The term that determines energy transfer from sector ‘a’ to sector ‘b’ as a function of the temperature of sector a, when all particles have Bose-Einstein distribution. I have set the temperature of sector ‘b’ to always be half of the temperature of sector ‘a’ in the above plot. The dashed lines are from my analytical calculation and the black solid line is numerically evaluated.

Notice how at high temperatures, the energy transfer rate with Bose-Einstein distribution deviates from that calculated using Maxwell-Boltzmann distribution. In particular the high temperature energy transfer term looks like a beast:

(1)   \begin{align*} {\mathcal{C}}_{\textrm{high-T}}\propto&\bigg[\frac{4}{3}(1-x)x\log^3\Big(0.2\frac{T_a}{M_{\phi}}\Big)+Y_1(x)\log^2\Big(\frac{T_a}{M_{\phi}}\Big)+Y_2(x)\log\Big(\frac{T_a}{M_{\phi}}\Big)\\&+Y_3(x)\bigg],\end{align*}

where $x=T_b/T_a$ and $Y_i$s are some complicated functions I won’t show here. In contrast, the energy transfer term assuming Maxwell-Boltzmann distribution at high temperatures is simply given by

(2)   \begin{align*} {\mathcal{C}}_{\textrm{MB}}\propto&\bigg[T_a^3-T_b^3\bigg].\end{align*}

So one can see that taking into account Bose-Einstein statistics provides a non-trivial logarithmic correction at high temperatures.
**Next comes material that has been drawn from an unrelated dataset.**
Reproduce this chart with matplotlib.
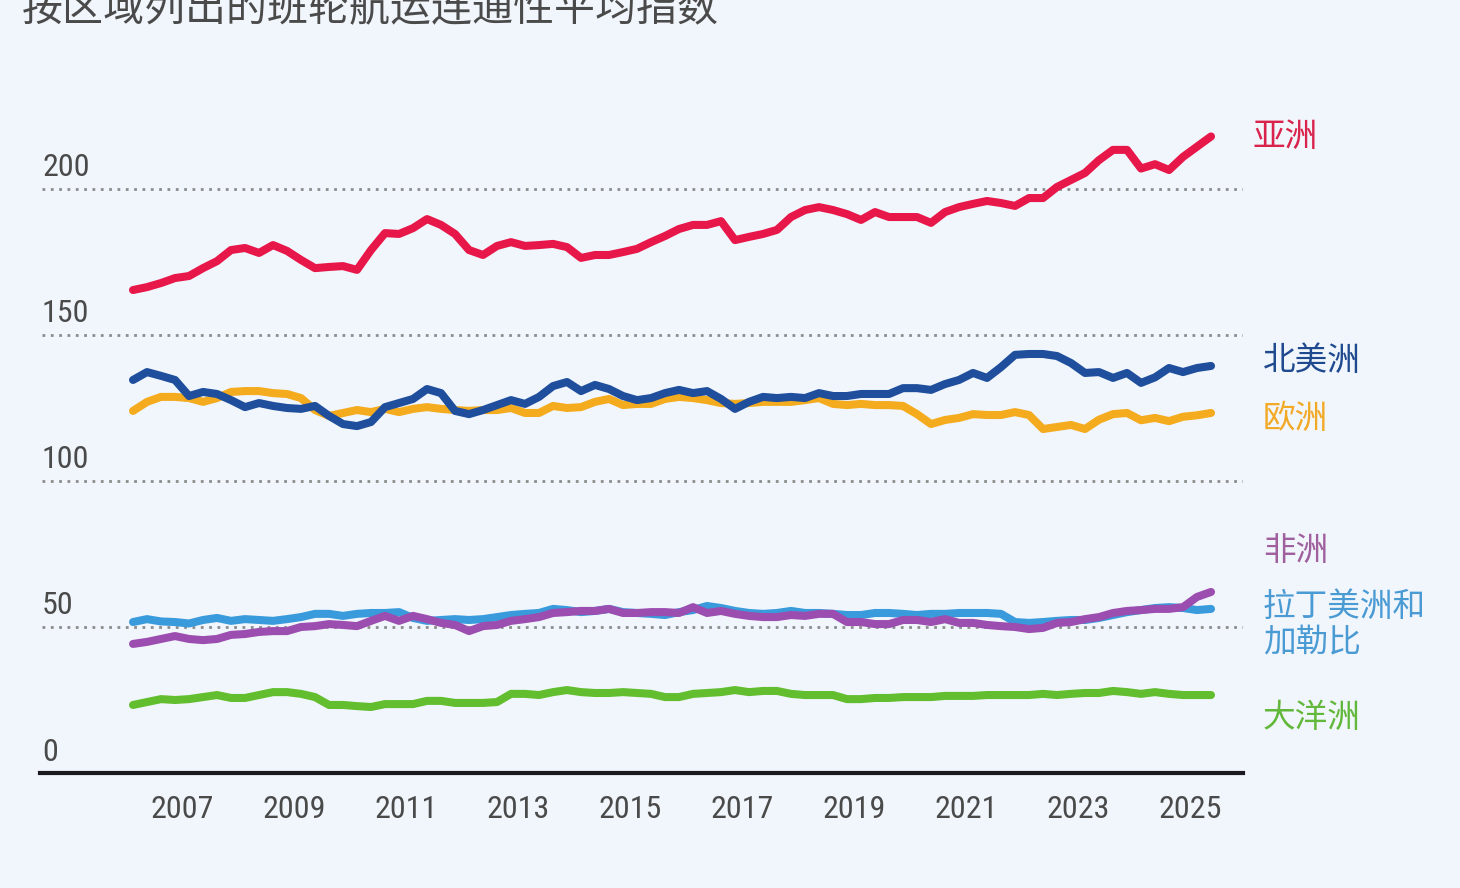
import matplotlib
matplotlib.use("Agg")
import matplotlib.pyplot as plt
from matplotlib import font_manager
import numpy as np

# ---------------- data (quarterly, 2006 Q1 - 2025 Q2) ----------------
start_year = 2006
n_quarters = 78

asia = [165.4, 166.4, 167.8, 169.5, 170.2, 172.9, 175.3, 179.1, 179.8, 178.1,
        180.8, 178.8, 175.7, 172.9, 173.3, 173.6, 172.3, 179.1, 184.9, 184.6,
        186.6, 189.7, 187.7, 184.6, 179.1, 177.4, 180.5, 181.8, 180.5, 180.8,
        181.2, 180.1, 176.4, 177.4, 177.4, 178.4, 179.5, 181.8, 183.9, 186.3,
        187.7, 187.7, 189.0, 182.5, 183.6, 184.6, 186.0, 190.4, 192.8, 193.8,
        192.8, 191.4, 189.4, 192.1, 190.4, 190.4, 190.4, 188.4, 192.1, 193.8,
        194.9, 195.9, 195.2, 194.2, 196.9, 196.9, 200.7, 203.1, 205.5, 209.9,
        213.4, 213.4, 207.0, 208.5, 206.5, 211.0, 214.5, 218.0]

north_america = [134.6, 137.3, 136.0, 134.6, 129.1, 130.5, 129.8, 127.7, 125.3, 126.7,
                 125.7, 125.0, 124.7, 125.7, 122.3, 119.5, 118.8, 120.2, 125.3, 126.7,
                 128.1, 131.5, 130.1, 124.0, 122.9, 124.3, 126.0, 127.7, 126.4, 128.8,
                 132.5, 133.9, 130.8, 132.9, 131.5, 129.1, 127.7, 128.4, 130.1, 131.2,
                 130.1, 130.8, 128.1, 124.7, 127.1, 128.8, 128.4, 128.8, 128.4, 130.1,
                 129.1, 129.1, 129.8, 129.8, 129.8, 131.8, 131.8, 131.2, 133.2, 134.6,
                 137.0, 135.3, 139.0, 143.2, 143.5, 143.5, 142.8, 140.4, 137.0, 137.3,
                 135.3, 137.0, 133.6, 135.5, 138.7, 137.3, 138.7, 139.4]

europe = [124.0, 127.1, 128.8, 128.8, 128.4, 127.1, 128.4, 130.5, 130.8, 130.8,
          130.1, 129.8, 128.4, 124.3, 122.3, 123.3, 124.3, 123.6, 124.7, 123.6,
          124.7, 125.3, 124.7, 124.3, 124.0, 124.3, 124.3, 125.0, 123.3, 123.3,
          125.7, 125.0, 125.3, 127.1, 128.1, 126.0, 126.4, 126.4, 128.1, 128.8,
          128.4, 127.7, 126.7, 126.4, 126.7, 127.1, 127.1, 127.1, 127.7, 128.4,
          126.4, 126.0, 126.4, 126.0, 126.0, 125.7, 122.9, 119.5, 120.9, 121.6,
          122.9, 122.6, 122.6, 123.6, 122.6, 117.8, 118.5, 119.2, 117.8, 121.0,
          122.9, 123.3, 120.8, 121.6, 120.5, 122.0, 122.5, 123.3]

africa = [44.2, 44.9, 45.9, 46.9, 45.9, 45.5, 45.9, 47.3, 47.6, 48.3,
          48.6, 48.6, 50.0, 50.3, 51.0, 50.7, 50.3, 52.1, 53.8, 52.1,
          53.8, 52.7, 51.4, 50.7, 48.6, 50.3, 50.7, 52.1, 52.7, 53.4,
          54.8, 55.1, 55.5, 55.5, 56.2, 54.8, 54.8, 55.1, 55.1, 54.8,
          56.8, 54.8, 55.5, 54.5, 53.8, 53.4, 53.4, 54.1, 53.8, 54.5,
          54.5, 51.7, 51.7, 51.0, 51.0, 52.4, 52.4, 51.7, 52.7, 51.4,
          51.4, 50.7, 50.3, 50.0, 49.3, 49.7, 51.4, 51.7, 52.7, 53.4,
          54.8, 55.5, 55.8, 56.2, 56.2, 56.8, 60.3, 62.0]

latin_america = [51.7, 52.7, 51.9, 51.7, 51.2, 52.4, 53.1, 52.1, 52.7, 52.4,
                 52.1, 52.7, 53.4, 54.5, 54.5, 53.8, 54.5, 54.8, 54.8, 55.1,
                 53.1, 52.1, 52.4, 52.7, 52.4, 52.7, 53.4, 54.1, 54.5, 54.8,
                 56.2, 55.8, 55.1, 55.5, 56.2, 55.1, 54.8, 54.5, 54.1, 55.1,
                 55.8, 57.2, 56.5, 55.5, 54.8, 54.5, 54.8, 55.5, 54.8, 54.8,
                 54.5, 54.1, 54.1, 54.8, 54.8, 54.5, 54.1, 54.5, 54.5, 54.8,
                 54.8, 54.8, 54.5, 51.7, 51.4, 51.7, 52.1, 52.4, 52.4, 53.1,
                 54.1, 55.1, 55.8, 56.5, 56.8, 56.5, 55.8, 56.2]

oceania = [23.3, 24.3, 25.3, 25.0, 25.3, 26.0, 26.7, 25.7, 25.7, 26.7,
           27.7, 27.7, 27.1, 26.0, 23.3, 23.3, 22.9, 22.6, 23.6, 23.6,
           23.6, 24.7, 24.7, 24.0, 24.0, 24.0, 24.3, 27.1, 27.1, 26.7,
           27.7, 28.4, 27.7, 27.4, 27.4, 27.7, 27.4, 27.1, 26.0, 26.0,
           27.1, 27.4, 27.7, 28.4, 27.7, 28.1, 28.1, 27.1, 26.7, 26.7,
           26.7, 25.3, 25.3, 25.7, 25.7, 26.0, 26.0, 26.0, 26.4, 26.4,
           26.4, 26.7, 26.7, 26.7, 26.7, 27.1, 26.7, 27.1, 27.4, 27.4,
           28.1, 27.7, 27.1, 27.7, 27.1, 26.7, 26.7, 26.7]

region_labels = ["亚洲", "北美洲", "欧洲", "非洲", "拉丁美洲和\n加勒比", "大洋洲"]
y_ticks = [0, 50, 100, 150, 200]
x_ticks = [2007, 2009, 2011, 2013, 2015, 2017, 2019, 2021, 2023, 2025]
title = "按区域列出的班轮航运连通性平均指数"

# ---------------- style ----------------
BG = "#F1F6FC"
line_colors = ["#E8174A", "#1E4E9C", "#F5AB1E", "#9B4DB0", "#3A9BDC", "#62BE2E"]
label_colors = ["#D9234C", "#1F4A8F", "#F2A926", "#A0609E", "#4A9AD4", "#62B83A"]
TEXT = "#4A4A4A"

names = {f.name for f in font_manager.fontManager.ttflist}
num_font = "DejaVu Sans"
for cand in ["Roboto Condensed", "Liberation Sans Narrow", "Roboto", "Liberation Sans"]:
    if cand in names:
        num_font = cand
        break
CJK = ["Noto Sans CJK SC", "DejaVu Sans"]

x = start_year + 0.125 + 0.25 * np.arange(n_quarters)
series = [asia, north_america, europe, africa, latin_america, oceania]

fig = plt.figure(figsize=(14.6, 8.88), dpi=100, facecolor=BG)
ax = fig.add_axes([40 / 1460, 115 / 888, 1203 / 1460, 671.6 / 888])
ax.set_facecolor(BG)

ax.set_xlim(2004.464, 2025.946)
ax.set_ylim(0, 230)

for v in y_ticks[1:]:
    ax.plot([2004.5, 2025.946], [v, v], color="#8C8C8C", lw=2.0,
            linestyle=(0, (1, 2)), solid_capstyle="butt", zorder=1)

for vals, c in zip(series[::-1], line_colors[::-1]):
    ax.plot(x, vals, color=c, lw=5.8, solid_capstyle="round",
            solid_joinstyle="round", zorder=3)

for s in ["top", "right", "left"]:
    ax.spines[s].set_visible(False)
ax.spines["bottom"].set_color("#1B1B1F")
ax.spines["bottom"].set_linewidth(3)
ax.spines["bottom"].set_zorder(5)

ax.set_yticks([])
ax.set_xticks(x_ticks)
ax.set_xticklabels([str(t) for t in x_ticks], fontsize=23, color=TEXT,
                   family=num_font)
ax.tick_params(axis="x", length=0, pad=16)

for v in y_ticks:
    ax.annotate(str(v), xy=(2.0 / 1203, v), xycoords=("axes fraction", "data"),
                xytext=(0, 9), textcoords="offset points",
                ha="left", va="baseline", fontsize=23, color=TEXT,
                family=num_font)

fig.text(22 / 1460, 1 - 9 / 888, title, ha="left", va="center",
         fontsize=29.5, color=TEXT, family=CJK)

label_pos = [(1252, 137), (1263, 361), (1263, 419), (1263, 551), (1263, 625), (1263, 718)]
for lab, (px, py), c in zip(region_labels, label_pos, label_colors):
    fig.text(px / 1460, 1 - py / 888, lab, ha="left", va="center",
             fontsize=23.5, color=c, family=CJK, linespacing=1.2)

fig.savefig("out.png", dpi=100, facecolor=BG)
Since just performing calculations with Maxwell-Boltzmann statistics is the norm, I was really excited to find this deviation at high temperatures. I imagined this logarithmic dependence on temperature would manifest in interesting ways in our final result where we show density ratio as a function of inflaton decay rates.

Alas, unfortunately it turned out that the final density ratio between the two sectors was primarily determined by the energy transfer rate around the temperatures where the energy transfer rate is well approximated by Maxwell-Boltzmann statistics. In other words, had I just performed the whole analysis using Maxwell-Boltzmann distribution and not wasted months finding analytical result for Bose-Einstein (or Fermi-Dirac) distribution, the final answer would have only deviated by 20% to 50%. In cosmology, where we generally deal with orders of magnitude, no one bats an eye to 50% correction (a hyperbole of course, but you get the spirit).

Nonetheless, even if this calculation of energy transfer rate with quantum statistics does not prove to be of use to others, it is of importance to me because that was the first time I had solved a problem whose solution did not exist before.